The Justice Minister says we’re starting to see the benefits of the Anti-Money Laundering and Countering Financing of Terrorism (AML/CFT) Act, passed in 2013.
Addressing delegates at the opening of the Asia Pacific Group on Money Laundering conference at Sky City this morning, Amy Adams said the Government’s crack-down on money laundering has seen the number of suspicious transactions reported to the Police’s Financial Intelligence Unit increase seven-fold between 2012/13 and 2013/14.
Nearly 86,500 suspicious transactions, worth $3.5 billion were reported in the year to 2014, while only 12,000 transactions, worth $545 million, were reported in the year to 2013.
“Suspicious transaction reports are an invaluable tool for law enforcement agencies to “follow the money trail” in detecting serious crime and reduce the harmful effects of their offending”, Adams said.
As an example, she pointed out these reports contributed to four major Police operations that led to 30 people being arrested and over $220 million worth of drugs and assets being seized between December 2013 and May 2015.
Under the AML/CFT Act Adams said, “Individual institutions and firms are now much more aware of their money laundering and terrorist financing risks and have implemented AML compliance regimes to mitigate and address those risks.
“These changes have also led to New Zealand’s financial institutions, casinos and trust and company service providers playing a much bigger role in detecting suspicious financial activity and alerting authorities.
“Under the changes, 1760 financial institutions are now required to conduct due diligence on their customers and regularly report suspicious activity to authorities.
“This means more comprehensive and accurate information is being collected and reported than ever before.”
The Ministry of Justice is working on extending coverage of AML/CFT regulations to the likes of accountants, conveyancing practitioners, real estate agents and businesses that deal in high-value goods.
An Organised Crime and Anti-Corruption Legislation Bill, aimed at amending money laundering offences under the Crimes Act, is also before Parliament.
Adams said the changes would make it easier to prosecute money launderers. Financial institutions would also need to report international wire transactions of over $1000, and all physical cash transactions of $10,000 or more to the Police.
AML/CFT laws causing hiccups for money remitters and banks
While the 360 conference delegates will spend the week talking about ensuring different countries’ AML/CFT laws meet an international standard, some of the financial institutions at the coalface are having a rough time meeting the standards while running profitable businesses.
Money remittance and currency exchange providers are being hit particularly hard, as it can be difficult for banks, which facilitate the transactions, to find out exactly who the money’s being transferred between.
Lotus Foreign Exchange told interest.co.nz earlier this year that it had spent a considerable amount of money upgrading its systems to collect more information from its customers, and while it had received a big tick from the Department of Internal Affairs and an external auditor, banks were causing it grief.
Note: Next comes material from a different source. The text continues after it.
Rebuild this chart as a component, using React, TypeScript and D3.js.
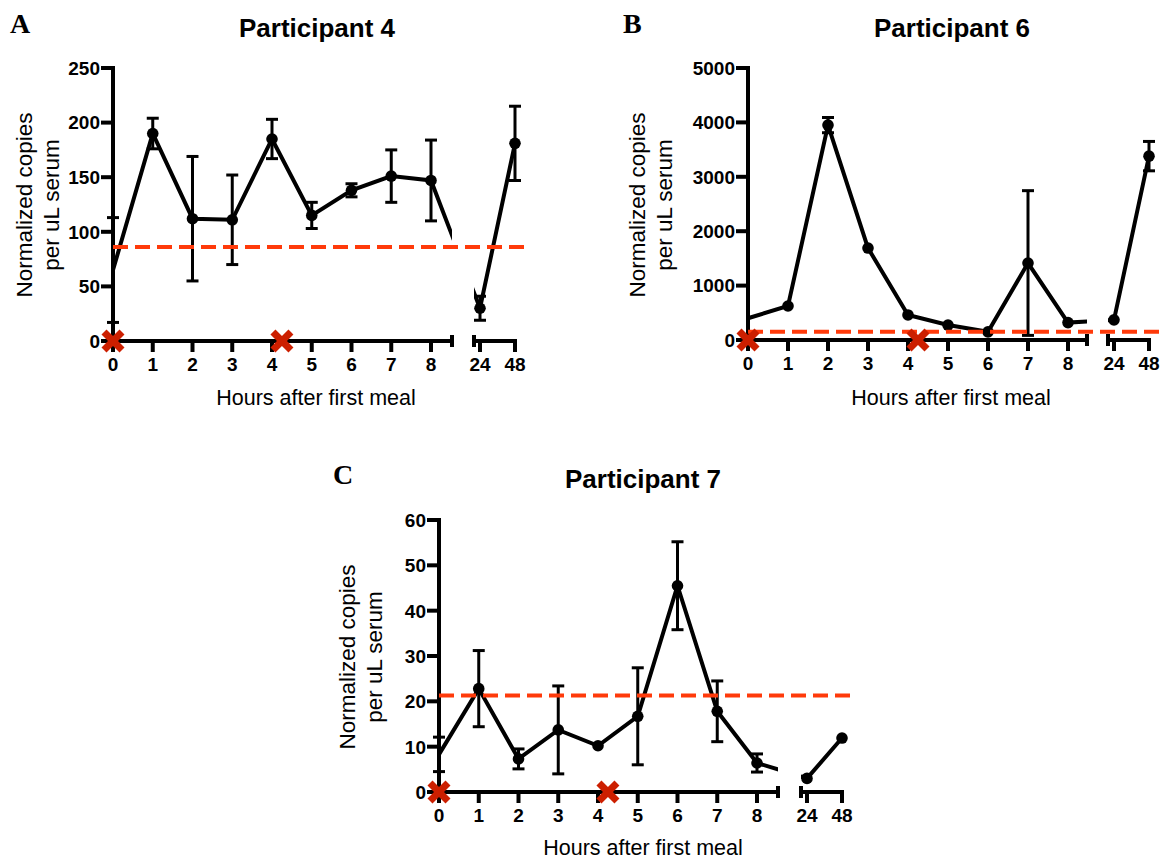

According to a shareholder and director of E-Trans International Finance, Xiaohua Sun, eight of the 15 specialist money remittance and currency exchange providers trading in Auckland are believed to have had their bank accounts closed, forcing them to scale back their operations.
E-Trans is taking Kiwibank to court, after the bank said in March it was going to close the firm’s account because it posed too great a risk under the AML/CFT Act.
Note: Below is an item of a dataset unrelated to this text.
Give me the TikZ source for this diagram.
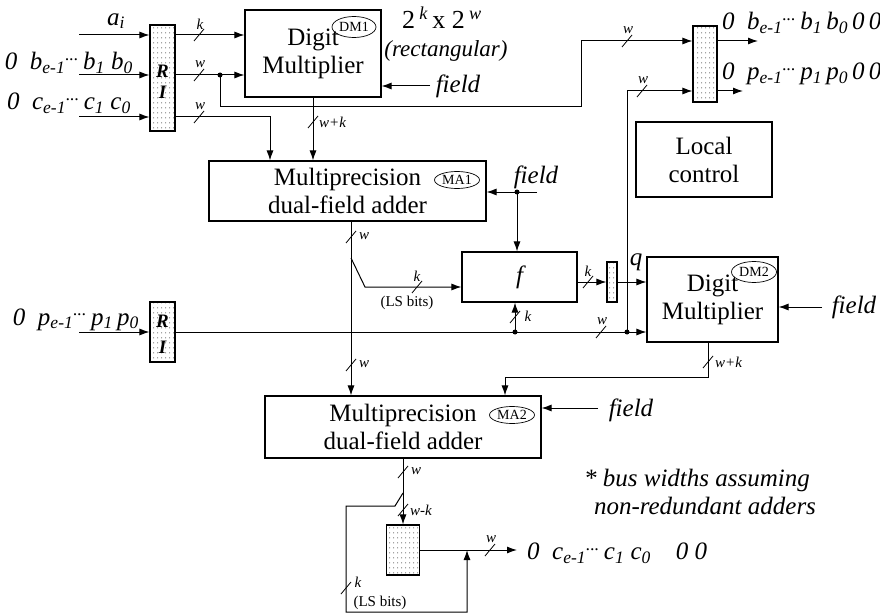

The High Court in Auckland last month ruled Kiwibank had to keep the firm’s accounts open pending a full hearing.
BusinessDesk reports E-Trans said it wouldn’t be able to open accounts with another major trading bank if Kiwibank closed the accounts.
Kiwibank argued the burden and risks under the legislation arising from E-Trans’ customers were disproportionate to the return it would get.
Kiwibank won’t make any comment on the topic of money remitters while the matter is before the court.
However the Co-Operative Bank’s chief executive, Bruce McLachlan admitted, “AML rules make providing these services very difficult, despite what regulators might say”.
When interest.co.nz asked the Reserve Bank (a regulator) how much flexibility it was willing to give banks to choose which types of clients they wanted to gear themselves up to cater for, it said it hadn’t changed the stance it made earlier this year.
In January it released a statement saying banks should be able to mitigate the AML/CFT risks posed by money remitters and couldn’t use “blanket de-risking” as a procedure to manage risks.
The chief executive of the New Zealand Bankers’ Association, Kirk Hope, supported the RBNZ’s position.
He said banks consider how vulnerable money remitters are based on whether they are registered, accept cash deposits frequently or deposits with a high value, process transfers to or from high risk jurisdictions, aggregate bulk payments and thus remove the transparency on their clients, have little or no upper limits on the value or frequency of transactions, and have a comprehensive AML/CFT risk mitigation programme.
He said, “If banks have made a call their customers can’t meet their standards, then it’s a perfectly legitimate decision for them to make. There are justifiable reasons, but it’s very difficult to do that for an entire category of customers.
“It’s not just a set of New Zealand obligations, but they’re international obligations.”